How do you prove the following without induction:
1)$\prod\limits_{k=1}^n\left(\frac{2k-1}{2k}\right)^{\frac{1}{n}}>\frac{1}{2}$
2)$\prod\limits_{k=1}^n \frac{2k-1}{2k}<\frac{1}{\sqrt{2n+1}}$
3)$\prod\limits_{k=1}^n2k-1<n^n$
I think AM-GM-HM inequality is the way, but am unable to proceed. Any ideas.
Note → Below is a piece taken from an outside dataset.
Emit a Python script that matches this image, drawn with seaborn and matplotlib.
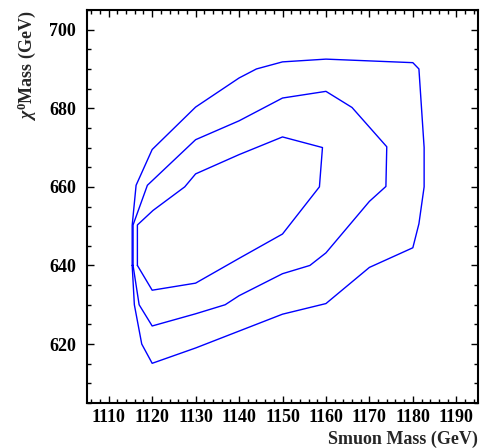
import matplotlib
matplotlib.use('Agg')
import matplotlib.pyplot as plt
from matplotlib.ticker import MultipleLocator
import pandas as pd
import seaborn as sns

# contour vertices (smuon mass, neutralino mass)
outer_x = [1115.4, 1115.4, 1116.3, 1120, 1130, 1140, 1144, 1150, 1160, 1180, 1181.4,
           1182.0, 1182.6, 1182.6, 1181.4, 1180, 1170, 1160, 1150, 1130, 1120, 1117.6,
           1115.9, 1115.4]
outer_y = [640, 650.2, 660.4, 669.5, 680.3, 687.7, 690, 691.8, 692.5, 691.6, 690,
           680, 670, 660, 650.6, 644.5, 639.5, 630.3, 627.6, 619, 615.1, 620,
           630, 640]

middle_x = [1115.6, 1115.6, 1118.9, 1130, 1140, 1150, 1160, 1166, 1174, 1173.8, 1170,
            1160, 1156.3, 1150, 1140, 1136.8, 1130, 1120, 1117, 1115.6]
middle_y = [640, 650.3, 660.4, 672, 676.8, 682.6, 684.3, 680.2, 670.2, 660.1, 656.3,
            643.2, 640, 637.9, 632.3, 630, 627.7, 624.6, 630, 640]

inner_x = [1116.6, 1116.6, 1120.2, 1127.5, 1130, 1140, 1150, 1159.2, 1158.5, 1150,
           1140, 1130, 1120, 1116.6]
inner_y = [640, 650.3, 654, 660, 663.3, 668.2, 672.7, 670, 660, 648,
           641.8, 635.5, 633.7, 640]

x_ticks = [1110, 1120, 1130, 1140, 1150, 1160, 1170, 1180, 1190]
y_ticks = [620, 640, 660, 680, 700]

sns.set_style('ticks')
plt.rcParams['font.family'] = ['Liberation Serif', 'DejaVu Serif']
plt.rcParams['font.weight'] = 'bold'
plt.rcParams['mathtext.fontset'] = 'custom'
plt.rcParams['mathtext.rm'] = 'Liberation Serif:bold'
plt.rcParams['mathtext.it'] = 'Liberation Serif:italic'
plt.rcParams['mathtext.bf'] = 'Liberation Serif:bold'

fig = plt.figure(figsize=(4.82, 4.48), dpi=100)
ax = fig.add_axes([87 / 482, 45 / 448, 391 / 482, 393 / 448])

for xs, ys in [(outer_x, outer_y), (middle_x, middle_y), (inner_x, inner_y)]:
    df = pd.DataFrame({'smuon': xs, 'chi': ys})
    sns.lineplot(data=df, x='smuon', y='chi', sort=False, estimator=None,
                 color='#0000ff', linewidth=1.0, ax=ax, legend=False)

ax.set_xlim(1105, 1195)
ax.set_ylim(605, 705)
ax.set_xticks(x_ticks)
ax.set_yticks(y_ticks)
ax.xaxis.set_minor_locator(MultipleLocator(2))
ax.yaxis.set_minor_locator(MultipleLocator(5))
ax.tick_params(which='both', direction='in', top=True, right=True, width=1, colors='black')
ax.tick_params(which='major', length=5, labelsize=13, pad=4)
ax.tick_params(axis='y', which='major', pad=8)
ax.tick_params(which='minor', length=3)
for lab in ax.get_xticklabels() + ax.get_yticklabels():
    lab.set_fontweight('bold')
for s in ax.spines.values():
    s.set_linewidth(1.5)
    s.set_color('black')

ax.set_xlabel('Smuon Mass (GeV)', fontsize=13, fontweight='bold', loc='right')
ax.xaxis.set_label_coords(1.0, -0.07)
ax.set_ylabel(r'$\chi^{\mathbf{0}}$Mass (GeV)', fontsize=13, fontweight='bold', loc='top')
ax.yaxis.set_label_coords(-0.125, 1.0)

fig.savefig('out.png', dpi=100)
Thanks beforehand.
On
for problem $3$ notice that the arithmetic average of the numbers $1,3,5,7,\dots,2n-1$ is $n$, and they are also $n$ terms.
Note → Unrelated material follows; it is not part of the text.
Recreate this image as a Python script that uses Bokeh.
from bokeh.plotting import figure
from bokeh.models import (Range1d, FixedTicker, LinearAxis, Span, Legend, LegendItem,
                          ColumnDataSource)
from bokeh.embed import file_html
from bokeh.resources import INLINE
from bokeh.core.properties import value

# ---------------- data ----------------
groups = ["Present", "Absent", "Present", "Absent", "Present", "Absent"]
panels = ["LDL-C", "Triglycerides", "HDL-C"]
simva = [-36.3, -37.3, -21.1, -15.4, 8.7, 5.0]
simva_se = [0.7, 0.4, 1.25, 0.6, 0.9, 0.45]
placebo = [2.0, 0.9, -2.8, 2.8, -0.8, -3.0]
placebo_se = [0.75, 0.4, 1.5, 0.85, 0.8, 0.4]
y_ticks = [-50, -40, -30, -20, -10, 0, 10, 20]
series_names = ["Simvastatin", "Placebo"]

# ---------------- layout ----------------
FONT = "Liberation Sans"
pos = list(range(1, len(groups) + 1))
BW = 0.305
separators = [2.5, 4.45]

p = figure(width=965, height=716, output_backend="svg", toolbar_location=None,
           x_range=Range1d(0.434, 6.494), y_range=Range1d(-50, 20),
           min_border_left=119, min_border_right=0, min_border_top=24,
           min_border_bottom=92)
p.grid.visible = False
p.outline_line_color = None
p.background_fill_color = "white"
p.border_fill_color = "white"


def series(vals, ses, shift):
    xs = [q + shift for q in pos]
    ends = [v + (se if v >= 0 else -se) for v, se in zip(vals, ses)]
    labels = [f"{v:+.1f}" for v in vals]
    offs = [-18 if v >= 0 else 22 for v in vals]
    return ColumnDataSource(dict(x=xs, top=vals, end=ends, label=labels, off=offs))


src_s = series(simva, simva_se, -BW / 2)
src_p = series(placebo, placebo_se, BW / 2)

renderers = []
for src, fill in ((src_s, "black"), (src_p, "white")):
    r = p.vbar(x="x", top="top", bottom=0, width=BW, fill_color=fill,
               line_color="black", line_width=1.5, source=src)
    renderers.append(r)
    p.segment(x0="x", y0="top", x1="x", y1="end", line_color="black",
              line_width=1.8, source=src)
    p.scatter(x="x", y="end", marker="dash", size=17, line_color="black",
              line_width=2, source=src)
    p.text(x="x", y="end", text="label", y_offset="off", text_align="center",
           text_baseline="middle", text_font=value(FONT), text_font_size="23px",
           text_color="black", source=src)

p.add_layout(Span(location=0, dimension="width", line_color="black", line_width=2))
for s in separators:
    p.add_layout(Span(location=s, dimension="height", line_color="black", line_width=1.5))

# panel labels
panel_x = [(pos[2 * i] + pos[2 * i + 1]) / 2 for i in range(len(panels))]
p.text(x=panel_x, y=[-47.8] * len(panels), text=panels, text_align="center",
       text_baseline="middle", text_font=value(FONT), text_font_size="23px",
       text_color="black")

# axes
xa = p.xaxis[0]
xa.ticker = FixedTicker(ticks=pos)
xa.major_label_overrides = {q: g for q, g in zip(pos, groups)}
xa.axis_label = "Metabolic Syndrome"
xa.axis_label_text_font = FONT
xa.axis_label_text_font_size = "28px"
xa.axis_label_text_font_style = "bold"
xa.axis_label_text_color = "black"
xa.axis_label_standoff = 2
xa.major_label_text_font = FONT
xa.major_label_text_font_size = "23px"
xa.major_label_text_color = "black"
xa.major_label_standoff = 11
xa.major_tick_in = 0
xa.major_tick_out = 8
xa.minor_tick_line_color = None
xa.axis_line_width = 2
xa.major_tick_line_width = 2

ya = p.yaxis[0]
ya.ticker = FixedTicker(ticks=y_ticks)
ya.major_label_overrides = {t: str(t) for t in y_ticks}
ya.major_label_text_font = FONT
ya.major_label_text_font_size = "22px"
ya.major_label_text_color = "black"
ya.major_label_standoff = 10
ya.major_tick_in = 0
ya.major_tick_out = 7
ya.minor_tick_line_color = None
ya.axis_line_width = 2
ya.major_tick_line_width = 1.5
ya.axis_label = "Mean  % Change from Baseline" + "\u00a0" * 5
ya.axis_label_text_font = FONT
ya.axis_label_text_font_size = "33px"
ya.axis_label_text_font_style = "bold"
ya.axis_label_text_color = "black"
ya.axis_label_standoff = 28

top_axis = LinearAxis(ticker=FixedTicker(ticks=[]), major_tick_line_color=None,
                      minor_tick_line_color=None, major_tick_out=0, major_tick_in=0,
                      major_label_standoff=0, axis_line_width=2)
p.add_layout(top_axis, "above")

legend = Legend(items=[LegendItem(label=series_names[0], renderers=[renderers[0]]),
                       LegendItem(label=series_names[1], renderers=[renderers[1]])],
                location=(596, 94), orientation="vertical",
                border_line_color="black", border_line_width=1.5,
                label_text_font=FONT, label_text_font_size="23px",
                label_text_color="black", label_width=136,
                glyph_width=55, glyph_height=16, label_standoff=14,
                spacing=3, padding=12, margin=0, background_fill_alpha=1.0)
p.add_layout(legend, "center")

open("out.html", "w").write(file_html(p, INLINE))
So we have $n > \sqrt[n]{1\cdot 3 \cdot 5 \dots (2n-1)}$ by AM-GM.
Raising to the $n$'th power yields the desired result.
On
1) is equivalent to $\prod\limits_{k=1}^n\frac{2k-1}{2k}>\frac{1}{2^n} $ or $2^n >\prod\limits_{k=1}^n\frac{2k}{2k-1} $.
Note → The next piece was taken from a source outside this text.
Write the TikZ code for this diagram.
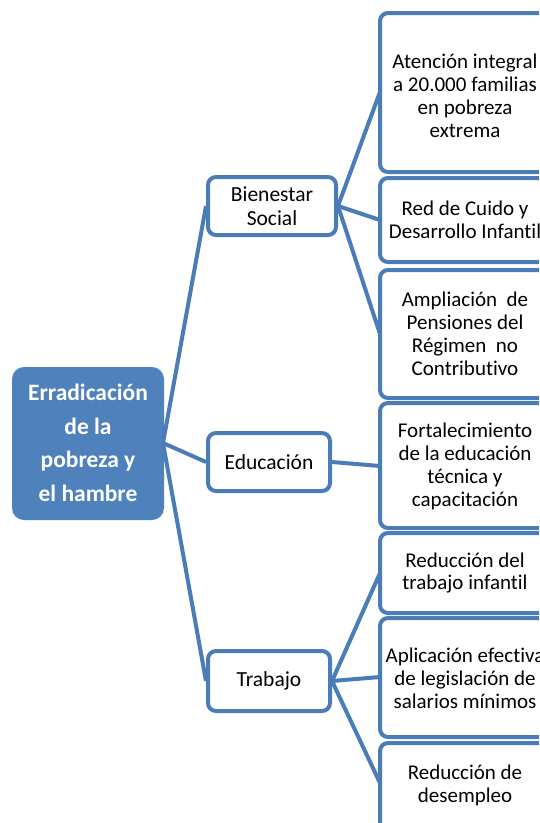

But $\frac{2k}{2k-1} =1+\frac{1}{2k-1} \le 2 $ for $k \ge 1$ and $\frac{2k}{2k-1} =1+\frac{1}{2k-1} \lt 2 $ for $k \ge 2$ which makes this evident.
On
Notice that in problem #$1$ if you raise each side to the $n$th power, then it is equivalent to showing that the product of the $n$ factors of the form
$$\left(1-\frac{1}{2k}\right)\tag{1}$$
is greater than $\left(\frac{1}{2}\right)^n$. But that is clearly true since each factor in equation $(1)$ is greater than or equal to $\frac{1}{2}$.
On
You may notice that the product appearing in 1) and 2) is related to binomial coeffients. $$ \frac{1\cdot3\cdots(2n-1)}{2\cdot4\cdots(2n)}= \frac{(2n)!}{(2\cdot4\cdots(2n))^2}= \frac{(2n)!}{(2^n n!)^2}= \frac1{4^n} \binom{2n}n $$ (See also here.)
So the inequalities in 1) and 2) are in fact equivalent to $$2^n < \binom{2n}n < \frac{4^n}{\sqrt{2n+1}}.$$
There already are several questions on this site about similar (or even stronger) inequalities for the central binomial coefficient.
A sample of such questions (ordered by id)
You can probably find more using internal search, Google or Approach0. Or simply by checking the questions tagged binomial-coefficients+inequality.
1) For $k\ge2$, $$ \frac{2k-1}{2k}\gt\frac12 $$ Therefore, for $n\ge2$ $$ \begin{align} \left[\prod_{k=1}^n\frac{2k-1}{2k}\right]^{1/n} &=\left[\frac12\prod_{k=2}^n\frac{2k-1}{2k}\right]^{1/n}\\ &\gt\left[\frac12\prod_{k=2}^n\frac12\right]^{1/n}\\ &=\left[\prod_{k=1}^n\frac12\right]^{1/n}\\[6pt] &=\frac12 \end{align} $$
2) Squaring and cross-multiplication show that for $k\ge1$ $$ \frac{2k-1}{2k}\lt\sqrt{\frac{k-\frac12}{k+\frac12}} $$ Therefore, $$ \begin{align} \prod_{k=1}^n\frac{2k-1}{2k} &\lt\prod_{k=1}^n\sqrt{\frac{k-\frac12}{k+\frac12}}\\ &=\sqrt{\frac{\frac12}{n+\frac12}}\\ &=\frac1{\sqrt{2n+1}} \end{align} $$
3) The AM-GM says $$ \begin{align} \left(\prod_{k=1}^n(2k-1)\right)^{\large\frac1n} &\le\frac1n\sum_{k=1}^n(2k-1)\\[6pt] &=n \end{align} $$